CONSTITUINTE AUTÔNOMA


Durante um largo período, os constitucionalistas tiveram pouco espaço no debate cultural. Encontravam-se marginalizados pelos governos do regime autoritário do pós-1964.

Nas escolas de Direito, os alunos faziam ironias sobre a matéria. Chamavam-na de ficção jurídica. Tinham razão. Os atos institucionais editados pelo regime tomavam todos os espaços.

As Constituições de 1967/1969 traziam em seus artigos finais a preservação dos atos institucionais e resguardavam os efeitos produzidos por suas aplicações.

Em conseqüência, o rol de direitos da pessoa não passava de uma hipocrisia própria dos regimes autoritários. Temem sempre a exibir sua própria face. Exibem a melhor máscara. Escondem a verdadeira feição.

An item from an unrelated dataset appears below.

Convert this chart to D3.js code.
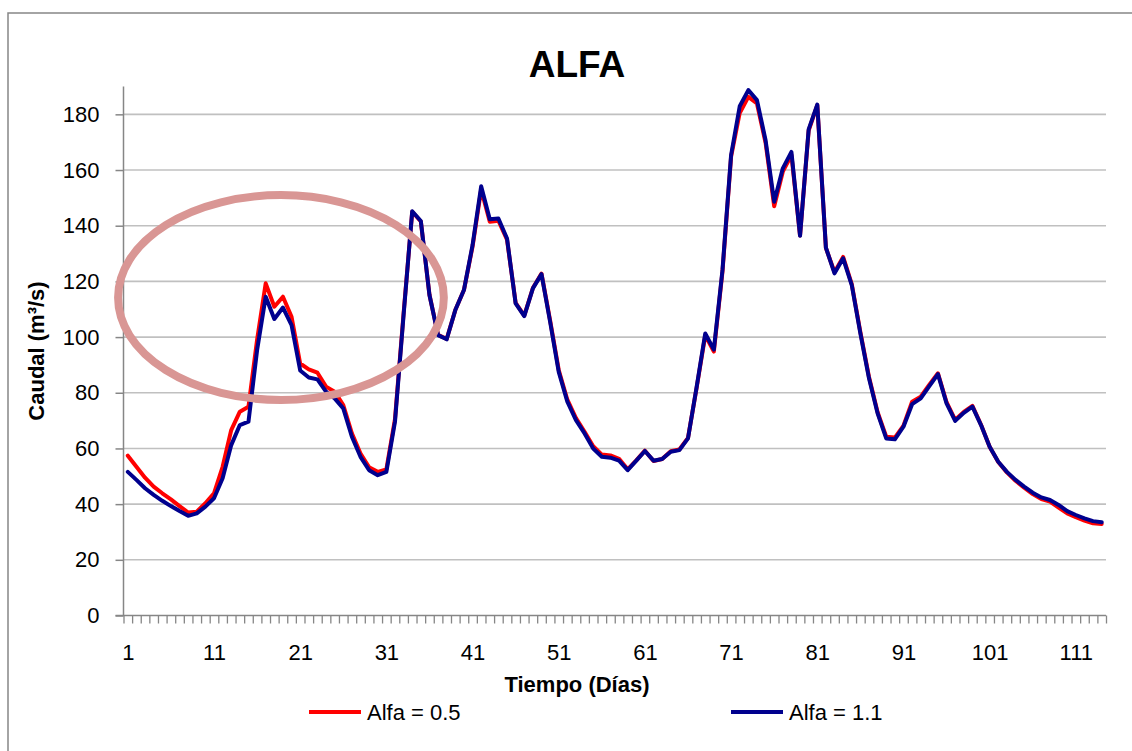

Com a redemocratização, todos se tornaram constitucionalistas. Empresários bens sucedidos compuseram grupo de notáveis. Sindicalistas apresentavam sugestões. Todos, enfim, ofereciam opiniões.

Foi bom. É melhor demonstrar interesse por temas constitucionais do que agir como atuantes vivandeiras, tal como aconteceu durante todo o regime militar. A sociedade se redimiu com o renascimento da democracia.

Quando a abertura política rompeu com todo esplendor, o Congresso Nacional foi transformado em Assembléia Constituinte. Nada bom, mas era o possível na oportunidade.

Uma legitima e originária Assembléia Nacional Constituinte, naquela oportunidade, gerava temores nos quartéis e – apesar de muitos não confessarem – em largos setores da sociedade civil.

Venceram-se aos poucos os preconceitos. Os trabalhos constituintes de 1987/1988 se desenvolveram entre trancos e barrancos. Conceberam, contudo, uma Constituição com alma e cara de Brasil.

Os direitos das pessoas, sempre esquecidos em nossa História, foram arrolados em dezenas de incisos e parágrafos do artigo 5º do documento constitucional. Uma verdadeira declaração de alforria.

Há críticas à amplitude do dispositivo. Registra matérias que melhor estariam em uma legislação infraconstitucional. É verdade. No entanto, em matéria de direitos das pessoas os excessos são salutares.

Tornou-se popular a Constituição de 1988. Atingiu todos os setores da sociedade. Os segmentos populares a conhecem e a utilizam em determinados momentos. Tornou-se instrumento de afirmação.

O documento constitucional em vigor, todavia, pela forma que foi elaborado, apresenta situações complexas em temas fundamentais para o desenvolvimento econômico e social da sociedade.

Um de seus capítulos mais complexos é aquele que trata do Sistema Tributário Nacional. Não avançou. Regrediu, na verdade. Criou obstáculos e tornou a tributação um emaranhado capaz de enlouquecer o mais equilibrado dos cidadãos.

Propiciou, ainda, uma luta fiscal entre os Estados federados. Essa inaceitável ao bom desempenho das finanças públicas e às atividades empresariais.

Fala-se – e muito – em Reforma Tributária. Esta, porém, porque fere interesses dos estados federados e da própria União, é sempre pauta de debate, jamais de solução.

A par do tema tributário, outro assunto está sempre presente no noticiário: a Reforma Política. Fala-se muito e o resultado é a retirada de pauta. Todos sabem onde estão os vícios. Ninguém deseja superá-los.

É normal. Esta reforma, a política, não pode ser realizada pelos políticos. Os seus interesses imediatos, em qualquer alteração, serão postergados. E ninguém opera contra si próprio. Só os abnegados, estes são poucos.

Ora, a partir destas colocações, é oportuno posicionar sob holofotes a idéia que surge timidamente nas páginas dos jornais. A possibilidade de uma Constituinte exclusiva que propiciasse uma reforma constitucional.

Exatamente isto. O Congresso Nacional continuaria exercendo suas atividades normais e uma Assembléia, eleita com objetivo expresso, procederia à atualização da Constituição de 1988.

Parece desproporcional. É útil, porém, sua inserção no cenário político. Não se pode continuar a conviver com mecanismos inibidores do desenvolvimento. Devem-se proteger os pontos essenciais da Constituição.

Só terceiros desinteressados, eleitos com o fim único e específico de modernizar a Constituição – escolhidos pelo povo em eleições diretas e populares – podem realizar esta tarefa.

Os atuais parlamentares já demonstraram que não têm vontade política para a concretização desta tarefa nobre: torna a Constituição de 1988 ainda mais próxima da sociedade.